Data supplied:
----------------------------------------
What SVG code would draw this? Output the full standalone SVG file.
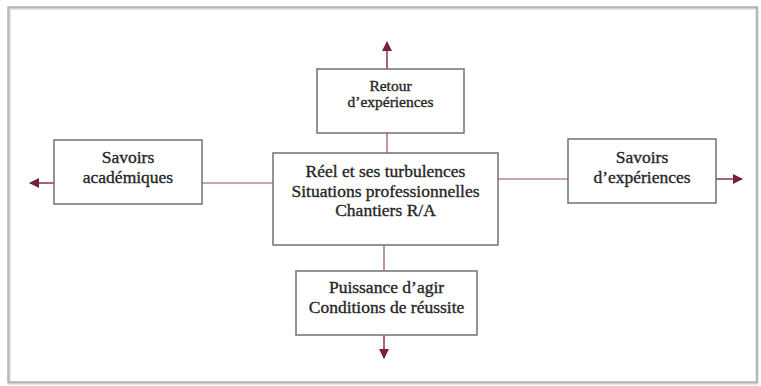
----------------------------------------
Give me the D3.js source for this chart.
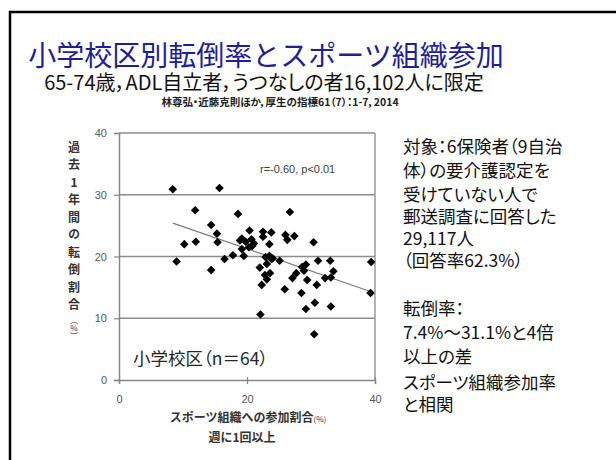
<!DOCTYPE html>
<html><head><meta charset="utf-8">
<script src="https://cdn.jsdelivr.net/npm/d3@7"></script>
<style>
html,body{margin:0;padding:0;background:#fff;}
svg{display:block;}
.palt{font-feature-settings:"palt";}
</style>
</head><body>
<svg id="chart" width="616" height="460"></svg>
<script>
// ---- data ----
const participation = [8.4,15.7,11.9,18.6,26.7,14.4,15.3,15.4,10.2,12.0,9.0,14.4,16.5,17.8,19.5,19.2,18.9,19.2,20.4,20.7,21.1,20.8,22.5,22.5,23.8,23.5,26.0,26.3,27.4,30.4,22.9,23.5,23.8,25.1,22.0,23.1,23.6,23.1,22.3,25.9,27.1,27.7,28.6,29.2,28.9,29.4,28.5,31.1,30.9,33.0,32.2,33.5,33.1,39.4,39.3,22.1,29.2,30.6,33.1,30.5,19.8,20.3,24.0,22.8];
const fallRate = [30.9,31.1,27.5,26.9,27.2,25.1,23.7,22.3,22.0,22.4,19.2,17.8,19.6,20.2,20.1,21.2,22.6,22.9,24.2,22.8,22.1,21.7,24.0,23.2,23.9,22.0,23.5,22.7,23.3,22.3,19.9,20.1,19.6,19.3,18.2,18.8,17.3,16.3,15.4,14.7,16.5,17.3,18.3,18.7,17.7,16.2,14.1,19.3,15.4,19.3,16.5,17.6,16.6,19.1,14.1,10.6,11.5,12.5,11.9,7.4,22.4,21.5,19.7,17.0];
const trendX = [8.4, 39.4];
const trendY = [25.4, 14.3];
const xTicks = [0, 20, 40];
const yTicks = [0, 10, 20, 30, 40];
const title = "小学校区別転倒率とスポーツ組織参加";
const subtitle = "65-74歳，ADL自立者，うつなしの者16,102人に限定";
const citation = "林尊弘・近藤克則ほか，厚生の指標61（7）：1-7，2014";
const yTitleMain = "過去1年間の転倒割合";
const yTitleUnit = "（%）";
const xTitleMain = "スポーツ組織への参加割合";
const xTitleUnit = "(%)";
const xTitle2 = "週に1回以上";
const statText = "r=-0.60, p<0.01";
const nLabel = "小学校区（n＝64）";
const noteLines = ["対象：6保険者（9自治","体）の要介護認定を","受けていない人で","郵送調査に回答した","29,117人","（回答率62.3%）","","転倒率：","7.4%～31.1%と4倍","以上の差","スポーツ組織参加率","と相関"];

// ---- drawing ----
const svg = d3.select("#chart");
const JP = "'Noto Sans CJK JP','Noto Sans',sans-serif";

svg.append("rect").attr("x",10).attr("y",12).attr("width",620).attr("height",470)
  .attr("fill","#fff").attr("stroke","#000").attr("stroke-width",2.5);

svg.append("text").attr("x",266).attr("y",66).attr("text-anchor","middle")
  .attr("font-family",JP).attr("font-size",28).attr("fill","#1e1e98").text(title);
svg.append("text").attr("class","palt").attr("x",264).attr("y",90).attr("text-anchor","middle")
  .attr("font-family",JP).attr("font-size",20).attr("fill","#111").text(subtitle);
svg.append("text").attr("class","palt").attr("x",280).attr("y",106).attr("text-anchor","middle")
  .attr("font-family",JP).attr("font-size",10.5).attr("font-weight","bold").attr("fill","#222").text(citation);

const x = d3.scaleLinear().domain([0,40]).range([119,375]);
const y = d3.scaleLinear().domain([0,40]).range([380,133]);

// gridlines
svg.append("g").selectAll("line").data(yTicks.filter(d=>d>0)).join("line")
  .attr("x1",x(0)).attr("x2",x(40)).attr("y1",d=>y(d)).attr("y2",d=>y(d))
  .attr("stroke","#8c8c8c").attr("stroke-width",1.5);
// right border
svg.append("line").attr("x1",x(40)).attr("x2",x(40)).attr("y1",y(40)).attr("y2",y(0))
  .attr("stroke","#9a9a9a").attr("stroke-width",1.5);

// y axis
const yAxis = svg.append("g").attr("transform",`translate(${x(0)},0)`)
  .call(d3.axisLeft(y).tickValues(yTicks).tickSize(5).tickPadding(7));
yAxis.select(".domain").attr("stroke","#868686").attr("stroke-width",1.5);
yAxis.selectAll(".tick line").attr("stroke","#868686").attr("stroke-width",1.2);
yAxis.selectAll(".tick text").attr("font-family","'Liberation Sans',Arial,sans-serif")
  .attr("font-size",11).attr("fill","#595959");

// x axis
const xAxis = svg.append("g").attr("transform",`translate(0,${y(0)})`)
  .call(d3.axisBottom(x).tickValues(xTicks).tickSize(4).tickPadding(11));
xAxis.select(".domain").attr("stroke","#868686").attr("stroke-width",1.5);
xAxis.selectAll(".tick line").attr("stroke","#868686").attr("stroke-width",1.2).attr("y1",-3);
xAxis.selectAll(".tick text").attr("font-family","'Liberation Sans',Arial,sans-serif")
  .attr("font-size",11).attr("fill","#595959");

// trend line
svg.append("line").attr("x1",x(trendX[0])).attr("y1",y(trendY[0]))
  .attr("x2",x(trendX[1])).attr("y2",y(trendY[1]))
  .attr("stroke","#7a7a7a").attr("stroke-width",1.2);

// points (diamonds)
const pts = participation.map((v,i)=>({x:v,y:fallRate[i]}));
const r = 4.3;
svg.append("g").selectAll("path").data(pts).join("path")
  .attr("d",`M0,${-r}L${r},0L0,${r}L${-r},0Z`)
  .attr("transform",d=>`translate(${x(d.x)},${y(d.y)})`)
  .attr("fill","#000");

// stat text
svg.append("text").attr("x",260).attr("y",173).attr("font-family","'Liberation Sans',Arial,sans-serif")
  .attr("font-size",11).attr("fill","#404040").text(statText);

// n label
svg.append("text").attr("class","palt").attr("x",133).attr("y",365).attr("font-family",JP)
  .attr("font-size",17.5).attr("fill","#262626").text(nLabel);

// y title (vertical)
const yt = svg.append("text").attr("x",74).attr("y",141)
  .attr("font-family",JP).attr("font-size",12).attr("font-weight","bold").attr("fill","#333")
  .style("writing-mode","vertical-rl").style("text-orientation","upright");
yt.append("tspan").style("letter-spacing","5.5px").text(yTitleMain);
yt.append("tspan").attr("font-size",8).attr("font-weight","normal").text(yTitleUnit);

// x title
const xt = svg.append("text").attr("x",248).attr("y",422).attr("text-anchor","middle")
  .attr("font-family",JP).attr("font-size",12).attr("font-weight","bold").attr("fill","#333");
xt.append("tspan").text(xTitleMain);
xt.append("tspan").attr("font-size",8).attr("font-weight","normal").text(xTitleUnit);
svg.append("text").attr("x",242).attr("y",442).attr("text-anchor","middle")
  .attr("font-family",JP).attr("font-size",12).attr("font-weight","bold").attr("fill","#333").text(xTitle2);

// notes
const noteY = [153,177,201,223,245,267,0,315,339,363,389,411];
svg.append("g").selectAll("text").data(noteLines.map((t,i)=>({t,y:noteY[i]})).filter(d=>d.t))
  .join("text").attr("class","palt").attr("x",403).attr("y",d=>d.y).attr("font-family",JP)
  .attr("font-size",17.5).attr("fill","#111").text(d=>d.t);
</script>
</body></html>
----------------------------------------
What the exercise asks: Collect each line above holding the string "chart".

Exercise solution:
Give me the D3.js source for this chart.
<svg id="chart" width="616" height="460"></svg>
const svg = d3.select("#chart");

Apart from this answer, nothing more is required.